The letter that follows was written by Mary Elizabeth Little (née Campbell) to her twin sons William Campbell Little and Matthew Little. They had come to England during 1883 with their younger brother John Wishart Little to commence their formal education in Edinburgh and were in the care of Mrs Mackay.
21st January 1884
My dearest Willie and Matt,
Very many happy returns of your birthday to you. If you try to be good true boys and men you will be sure to be happy even though you have not much money or many fine things about you. I am writing you a joint letter as you have just one birthday between you. I hope you will be very kind to each other all your lives. I would like my three boys to be just like Father, Uncle John and Uncle Matt in that respect who still love each other very such though they are grey headed men, and I think it can only be by bearing with one another and not being offended by little things.
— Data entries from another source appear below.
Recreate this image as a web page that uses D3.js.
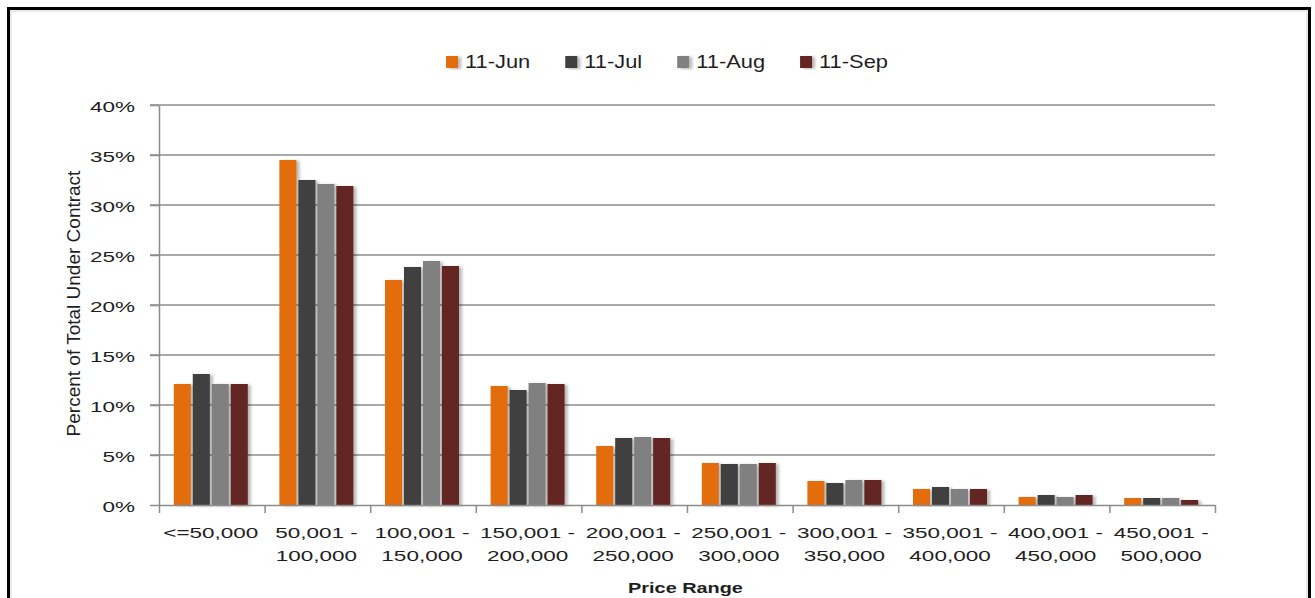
<!DOCTYPE html>
<html>
<head>
<meta charset="utf-8">
<script src="https://cdn.jsdelivr.net/npm/d3@7"></script>
<style>
  body { margin: 0; background: #fff; }
  svg { display: block; }
</style>
</head>
<body>
<svg id="chart" width="1315" height="598"></svg>
<script>
// Price ranges (x categories)
const categories = [
  "<=50,000",
  "50,001 - 100,000",
  "100,001 - 150,000",
  "150,001 - 200,000",
  "200,001 - 250,000",
  "250,001 - 300,000",
  "300,001 - 350,000",
  "350,001 - 400,000",
  "400,001 - 450,000",
  "450,001 - 500,000"
];

// Series names (months)
const seriesNames = ["11-Jun", "11-Jul", "11-Aug", "11-Sep"];

// Percent of total under contract per price range
const jun = [12.1, 34.5, 22.5, 11.9, 5.9, 4.2, 2.4, 1.6, 0.8, 0.7];
const jul = [13.1, 32.5, 23.8, 11.5, 6.7, 4.1, 2.2, 1.8, 1.0, 0.7];
const aug = [12.1, 32.1, 24.4, 12.2, 6.8, 4.1, 2.5, 1.6, 0.8, 0.7];
const sep = [12.1, 31.9, 23.9, 12.1, 6.7, 4.2, 2.5, 1.6, 1.0, 0.5];

const yTicks = [0, 5, 10, 15, 20, 25, 30, 35, 40];

const seriesValues = [jun, jul, aug, sep];
const colors = ["#e36c09", "#404040", "#808080", "#632523"];

const svg = d3.select("#chart");
const FONT = "'Liberation Sans', Arial, sans-serif";
const TEXT = "#1e1e1e";

// outer frame
svg.append("rect")
  .attr("x", 8.5).attr("y", 8.5)
  .attr("width", 1301).attr("height", 640)
  .attr("fill", "#fff").attr("stroke", "#000").attr("stroke-width", 3);
svg.append("rect")
  .attr("x", 11).attr("y", 11)
  .attr("width", 1296).attr("height", 640)
  .attr("fill", "none").attr("stroke", "#d4d4d4").attr("stroke-width", 1);

// soft bar shadow
const defs = svg.append("defs");
const f = defs.append("filter").attr("id", "shadow")
  .attr("x", "-20%").attr("y", "-5%").attr("width", "160%").attr("height", "115%");
f.append("feDropShadow")
  .attr("dx", 3).attr("dy", 1).attr("stdDeviation", 1.4)
  .attr("flood-color", "#000").attr("flood-opacity", 0.28);

// scales
const plotLeft = 159, plotRight = 1215, plotTop = 105, plotBottom = 505;
const x0 = d3.scaleBand().domain(categories).range([plotLeft, plotRight]);
const clusterW = 74;
const x1 = d3.scaleBand().domain(seriesNames).range([0, clusterW]).paddingInner(0.1);
const y = d3.scaleLinear().domain([0, 40]).range([plotBottom, plotTop]);

// gridlines
svg.append("g")
  .selectAll("line")
  .data(yTicks.filter(t => t > 0))
  .join("line")
  .attr("x1", plotLeft - 9).attr("x2", plotRight)
  .attr("y1", d => y(d)).attr("y2", d => y(d))
  .attr("stroke", "#8c8c8c").attr("stroke-width", 1.5);

// bars
const groups = svg.append("g")
  .selectAll("g")
  .data(categories)
  .join("g")
  .attr("transform", c => `translate(${x0(c) + (x0.bandwidth() - clusterW) / 2 - 1},0)`);

groups.selectAll("rect")
  .data((c, i) => seriesNames.map((s, k) => ({ s, v: seriesValues[k][i], k })))
  .join("rect")
  .attr("x", d => x1(d.s))
  .attr("width", x1.bandwidth())
  .attr("y", d => y(d.v))
  .attr("height", d => y(0) - y(d.v))
  .attr("fill", d => colors[d.k])
  .attr("filter", "url(#shadow)");

// y axis
const yAxis = svg.append("g")
  .attr("transform", `translate(${plotLeft},0)`)
  .call(d3.axisLeft(y).tickValues(yTicks).tickSize(9).tickSizeOuter(0).tickFormat(d => d + "%"));
yAxis.select(".domain").attr("stroke", "#8c8c8c").attr("stroke-width", 1.5);
yAxis.selectAll(".tick line").attr("stroke", "#8c8c8c").attr("stroke-width", 1.5);
yAxis.selectAll(".tick text")
  .attr("x", 0).attr("dy", null)
  .attr("transform", "translate(-24,6.5) scale(1.5,1)")
  .attr("text-anchor", "end")
  .attr("fill", TEXT)
  .style("font-family", FONT).style("font-size", "15px");

// x axis with ticks on category boundaries
const bounds = d3.scaleLinear().domain([0, categories.length]).range([plotLeft, plotRight]);
const xAxis = svg.append("g")
  .attr("transform", `translate(0,${plotBottom})`)
  .call(d3.axisBottom(bounds).ticks(categories.length).tickSize(8).tickSizeOuter(0).tickFormat(""));
xAxis.select(".domain").attr("stroke", "#8c8c8c").attr("stroke-width", 1.5);
xAxis.selectAll(".tick line").attr("stroke", "#8c8c8c").attr("stroke-width", 1.5);

// category labels (two lines)
const labels = svg.append("g")
  .selectAll("text")
  .data(categories)
  .join("text")
  .attr("transform", c => `translate(${x0(c) + x0.bandwidth() / 2 - 1},537.5) scale(1.5,1)`)
  .attr("text-anchor", "middle")
  .attr("fill", TEXT)
  .style("font-family", FONT).style("font-size", "15px");
labels.each(function (c) {
  const parts = c.split(" - ");
  const lines = parts.length > 1 ? [parts[0] + " -", parts[1]] : [c];
  d3.select(this).selectAll("tspan")
    .data(lines)
    .join("tspan")
    .attr("x", 0)
    .attr("dy", (d, i) => i === 0 ? 0 : 24)
    .text(d => d);
});

// axis titles
svg.append("text")
  .attr("transform", `translate(685.5,593) scale(1.29,1)`)
  .attr("text-anchor", "middle")
  .attr("fill", TEXT)
  .style("font-family", FONT).style("font-size", "15.4px").style("font-weight", "bold")
  .text("Price Range");

svg.append("text")
  .attr("transform", "translate(80,303.5) rotate(-90)")
  .attr("text-anchor", "middle")
  .attr("fill", TEXT)
  .style("font-family", FONT).style("font-size", "19px")
  .text("Percent of Total Under Contract");

// legend
const legend = svg.append("g");
const legendScale = 1.25;
let lx = 0;
seriesNames.forEach((s, k) => {
  const g = legend.append("g").attr("transform", `translate(${lx},0)`);
  g.append("rect")
    .attr("x", 0).attr("y", 56)
    .attr("width", 12).attr("height", 12)
    .attr("fill", colors[k])
    .attr("filter", "url(#shadow)");
  const t = g.append("text")
    .attr("transform", `translate(19,67.5) scale(${legendScale},1)`)
    .attr("fill", TEXT)
    .style("font-family", FONT).style("font-size", "17.5px")
    .text(s);
  const w = t.node().getComputedTextLength() * legendScale;
  lx += 19 + w + 35;
});
const legendW = lx - 35;
legend.attr("transform", `translate(${667 - legendW / 2},0)`);
</script>
</body>
</html>
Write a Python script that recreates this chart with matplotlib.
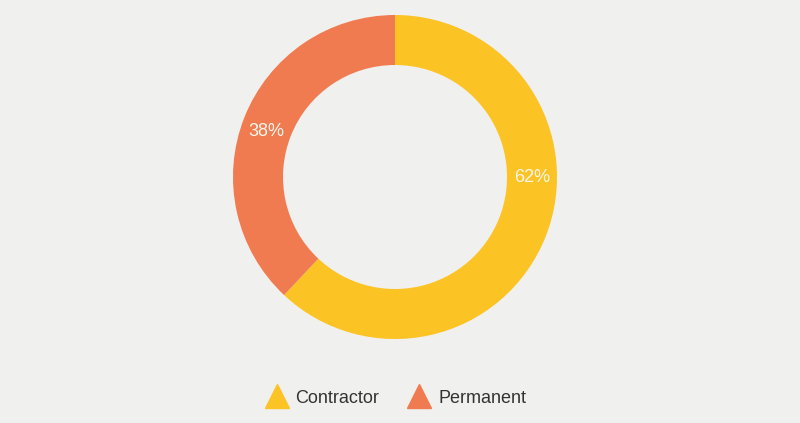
import numpy as np
import matplotlib
matplotlib.use('Agg')
import matplotlib.pyplot as plt
from matplotlib.lines import Line2D

# 資料
labels = ['Contractor', 'Permanent']
values = [62, 38]
colors = ['#FCC324', '#F07B51']
pct_text = ['62%', '38%']

BG = '#F0F0EE'
plt.rcParams['font.family'] = ['Liberation Sans', 'DejaVu Sans']

fig = plt.figure(figsize=(8, 4.23), dpi=100, facecolor=BG)
ax = fig.add_axes([0, 0, 1, 1])
ax.set_facecolor(BG)

cx, cy, r = 395, 246, 162
ring = 50
wedges, _ = ax.pie(values, colors=colors, startangle=90, counterclock=False,
                   center=(cx, cy), radius=r, frame=True,
                   wedgeprops=dict(width=ring, linewidth=0))
ax.set_xlim(0, 800)
ax.set_ylim(0, 423)
ax.set_aspect('equal')
ax.axis('off')

# 百分比標籤
mid_r = r - ring / 2
for i, w in enumerate(wedges):
    ang = (w.theta1 + w.theta2) / 2
    if i == 0:
        ang = 0  # 62% 放在右側水平位置
    else:
        ang += 2
    x = cx + mid_r * np.cos(np.deg2rad(ang))
    y = cy + mid_r * np.sin(np.deg2rad(ang))
    ax.text(x, y, pct_text[i], ha='center', va='center', color='#FBF6EC',
            fontsize=13)

# 圖例
handles = [Line2D([], [], marker='^', linestyle='none', markersize=17,
                  markerfacecolor=c, markeredgecolor=c) for c in colors]
leg = ax.legend(handles, labels, loc='center', bbox_to_anchor=(395 / 800, 25 / 423),
                ncol=2, frameon=False, fontsize=13, handlelength=1.4,
                handletextpad=0.35, columnspacing=1.5, labelcolor='#333333')

fig.savefig('out.png', dpi=100, facecolor=BG)
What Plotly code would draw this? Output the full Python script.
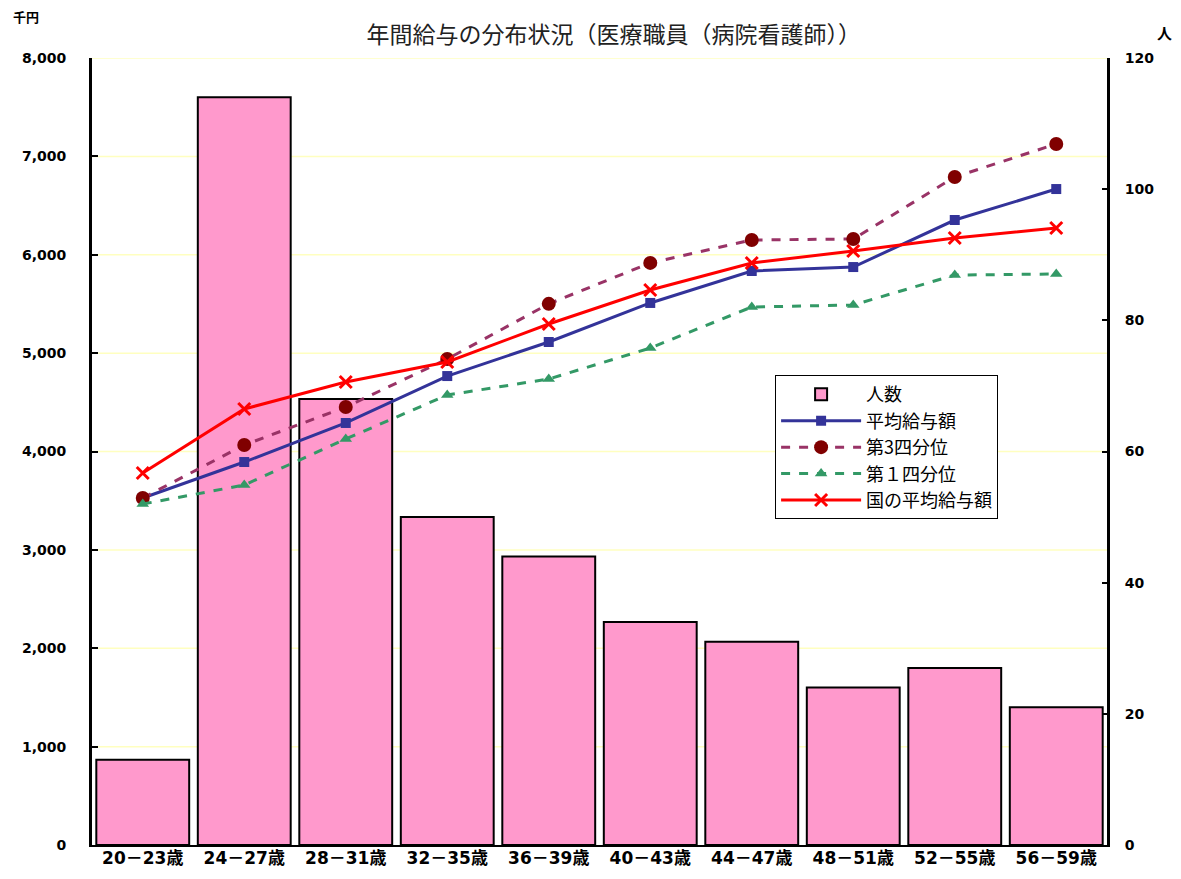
import plotly.graph_objects as go

categories = ["20－23歳", "24－27歳", "28－31歳", "32－35歳", "36－39歳",
              "40－43歳", "44－47歳", "48－51歳", "52－55歳", "56－59歳"]
headcount = [13, 114, 68, 50, 44, 34, 31, 24, 27, 21]
avg_salary = [3527, 3893, 4290, 4767, 5113, 5510, 5835, 5875, 6353, 6668]
q3_salary = [3527, 4066, 4452, 4940, 5501, 5917, 6150, 6160, 6790, 7126]
q1_salary = [3466, 3659, 4127, 4574, 4737, 5052, 5469, 5489, 5794, 5804]
national_avg = [3781, 4432, 4706, 4910, 5296, 5642, 5916, 6038, 6170, 6272]
left_ticks = [0, 1000, 2000, 3000, 4000, 5000, 6000, 7000, 8000]
right_ticks = [0, 20, 40, 60, 80, 100, 120]

fig = go.Figure()
fig.add_trace(go.Bar(
    x=categories, y=headcount, name="人数", yaxis="y",
    marker=dict(color="#FF99CC", line=dict(color="black", width=2)),
))
fig.add_trace(go.Scatter(
    x=categories, y=avg_salary, name="平均給与額", yaxis="y2", mode="lines+markers",
    line=dict(color="#333399", width=3),
    marker=dict(symbol="square", size=10, color="#333399"),
))
fig.add_trace(go.Scatter(
    x=categories, y=q3_salary, name="第3四分位", yaxis="y2", mode="lines+markers",
    line=dict(color="#993366", width=3, dash="dash"),
    marker=dict(symbol="circle", size=14, color="#800000"),
))
fig.add_trace(go.Scatter(
    x=categories, y=q1_salary, name="第１四分位", yaxis="y2", mode="lines+markers",
    line=dict(color="#339966", width=3, dash="dash"),
    marker=dict(symbol="triangle-up", size=11, color="#339966"),
))
fig.add_trace(go.Scatter(
    x=categories, y=national_avg, name="国の平均給与額", yaxis="y2", mode="lines+markers",
    line=dict(color="#FF0000", width=3),
    marker=dict(symbol="x-thin", size=12, color="#FF0000", line=dict(color="#FF0000", width=3)),
))

shapes = []
for v in left_ticks[1:]:
    shapes.append(dict(type="line", xref="paper", x0=0, x1=1, yref="y2", y0=v, y1=v,
                       line=dict(color="#FFFFC0", width=1.5), layer="below"))

tickfont = dict(family="DejaVu Sans", size=14, color="black", weight="bold")

fig.update_layout(
    width=1165, height=863,
    margin=dict(l=84, r=66, t=50, b=26, autoexpand=False),
    paper_bgcolor="white", plot_bgcolor="white",
    bargap=0.085,
    shapes=shapes,
    title=dict(text="年間給与の分布状況（医療職員（病院看護師））",
               x=0.52, xanchor="center", y=0.969, yanchor="middle",
               font=dict(family="Noto Sans CJK JP", size=23, color="#222222")),
    xaxis=dict(showline=True, linecolor="black", linewidth=2, ticks="",
               showgrid=False, zeroline=False, range=[-0.5, 9.5], automargin=False,
               ticklabelstandoff=-3,
               tickfont=dict(family="DejaVu Sans, Noto Sans CJK JP", size=17,
                             color="black", weight="bold")),
    yaxis=dict(side="right", range=[0, 120], tickvals=right_ticks, automargin=False,
               showgrid=False, zeroline=False, showline=True, linecolor="black", linewidth=3,
               ticks="inside", ticklen=5, tickwidth=2, tickcolor="black",
               tickfont=tickfont, ticklabelstandoff=12),
    yaxis2=dict(overlaying="y", side="left", range=[0, 8000], tickvals=left_ticks,
                ticktext=[f"{v:,}" for v in left_ticks], automargin=False,
                showgrid=False, zeroline=False, showline=True, linecolor="black", linewidth=3,
                ticks="inside", ticklen=6, tickwidth=2, tickcolor="black",
                tickfont=tickfont, ticklabelstandoff=20),
    legend=dict(x=0.673, y=0.597, xanchor="left", yanchor="top",
                bgcolor="white", bordercolor="black", borderwidth=1,
                font=dict(family="Noto Sans CJK JP", size=18, color="black"),
                traceorder="normal", itemwidth=80),
    showlegend=True,
    annotations=[
        dict(text="千円", xref="paper", yref="paper", x=-0.065, y=1.053,
             xanchor="center", yanchor="middle", showarrow=False,
             font=dict(family="Noto Sans CJK JP", size=13, color="black", weight="bold")),
        dict(text="人", xref="paper", yref="paper", x=1.057, y=1.032,
             xanchor="center", yanchor="middle", showarrow=False,
             font=dict(family="Noto Sans CJK JP", size=15, color="black", weight="bold")),
    ],
)

fig.write_html("out.html")
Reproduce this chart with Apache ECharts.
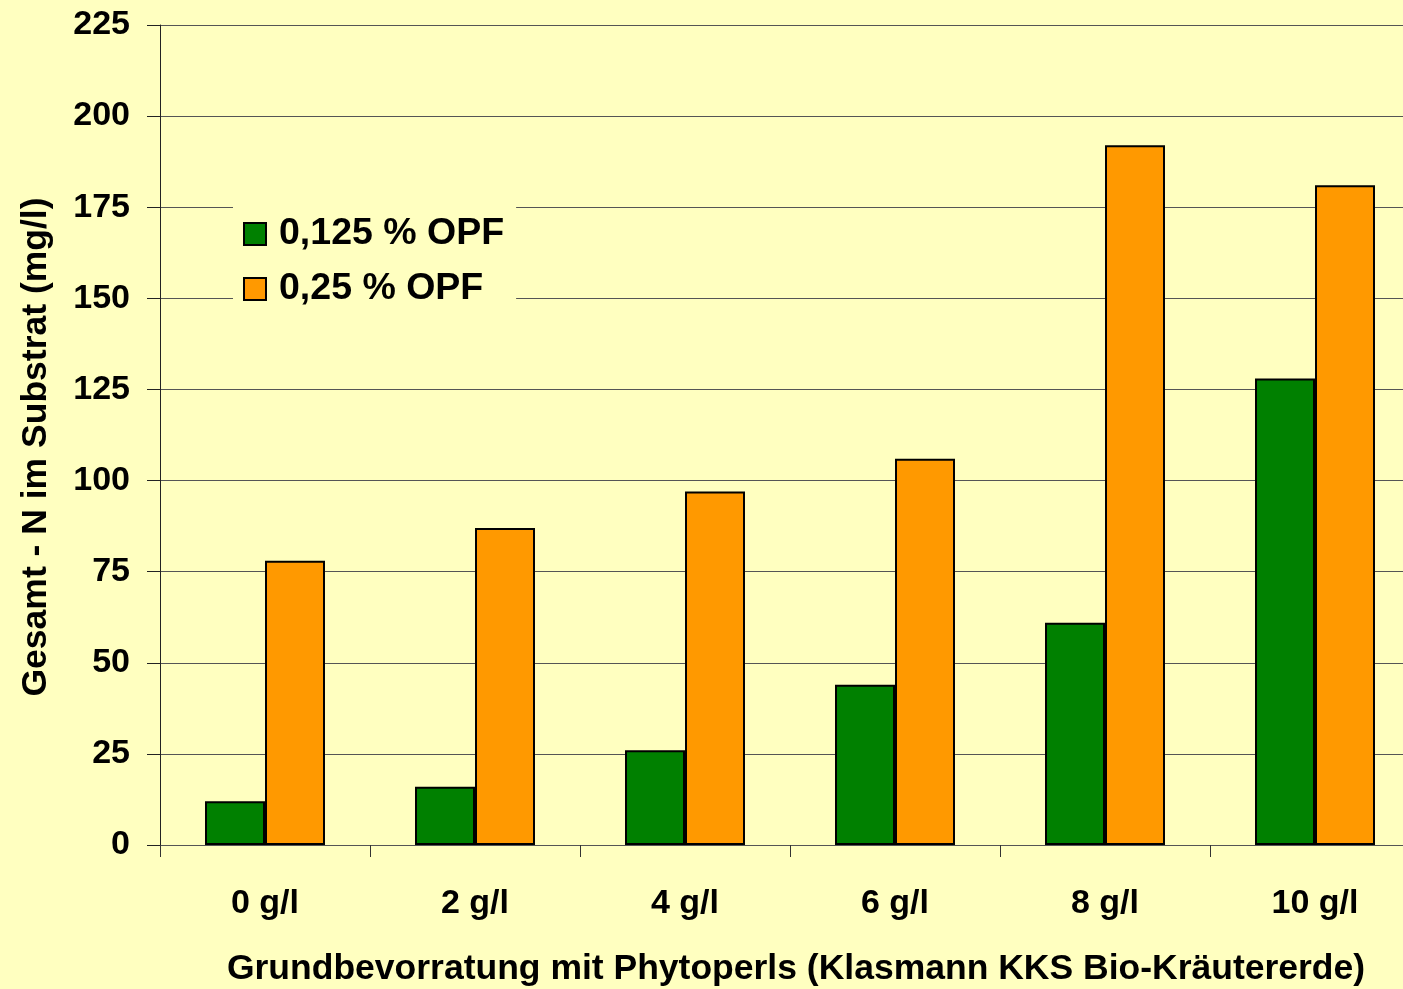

Last year you got your knives. I wonder what you would like this time, as I can't guess. I am going to ask Mrs Mackay to give you each 5/- with much love from Father and Mother and you can buy something to give you pleasure and occupation in your spare time.
You know that I like you always to be busy about something and not to loll about doing nothing. Have you lost your knives yet? Which boy has still got his purse? It will soon be time to get the gardening tools. I owe them to you Matt - you did not get them because it would only have been tantalizing to have them and you Billy did not know what you wanted for your parting present. Does May's watch go pretty well? I hope to get letters this forenoon but I am afraid it will be after these are posted.
The little ones are out for their morning walk. Hetty only knows a few words of Malay so the ayah is no companion to her. Yesterday I popped her into bed before I went to church and thought she would be alright while we were away, but no, the little puss heard the carriage drive off, did not sleep and made herself miserable all the time in case I should not come back. I had told her I was going.
She is such a little rogue. A few days ago she wished to put water in her teapot and I would not give it. Sitting in the next room I heard her making a great many excursions to the Ayah asking for a "drink of water" so I thought I had better see what she was about, so I watched her. She ran to the ayah, filled her mouth with water, back to my room, spurted it out into her teapot then ran away for another "drink" and so on till she had enough.
Father is nearly well, better I think than when we were at Kincraig but not so strong as when we left Edinburgh. I don't think I have anything more to tell you, for I have written Johnnie this time too. Goodbye my dear boys, I will often think of you the day you get this.
Ever your loving Mother
Mary E. Little
Original in possession of Matthew's daughter, Mrs Mollie Wilson of Ottawa. Ref. LITTLE-MARYCMBL.000
Footnotes added by Sandy
Mary Elizabeth Little was to die suddenly of a cerebral haemorrhage 6 Apr 1884. Matthew carried this letter throughout his career.
Mary Elizabeth also asked "Does May's watch go pretty well?" This implies that their elder sister Mary (12:00) was also in Edinburgh. It is probable that she had come home to start her formal education up to 3 years earlier.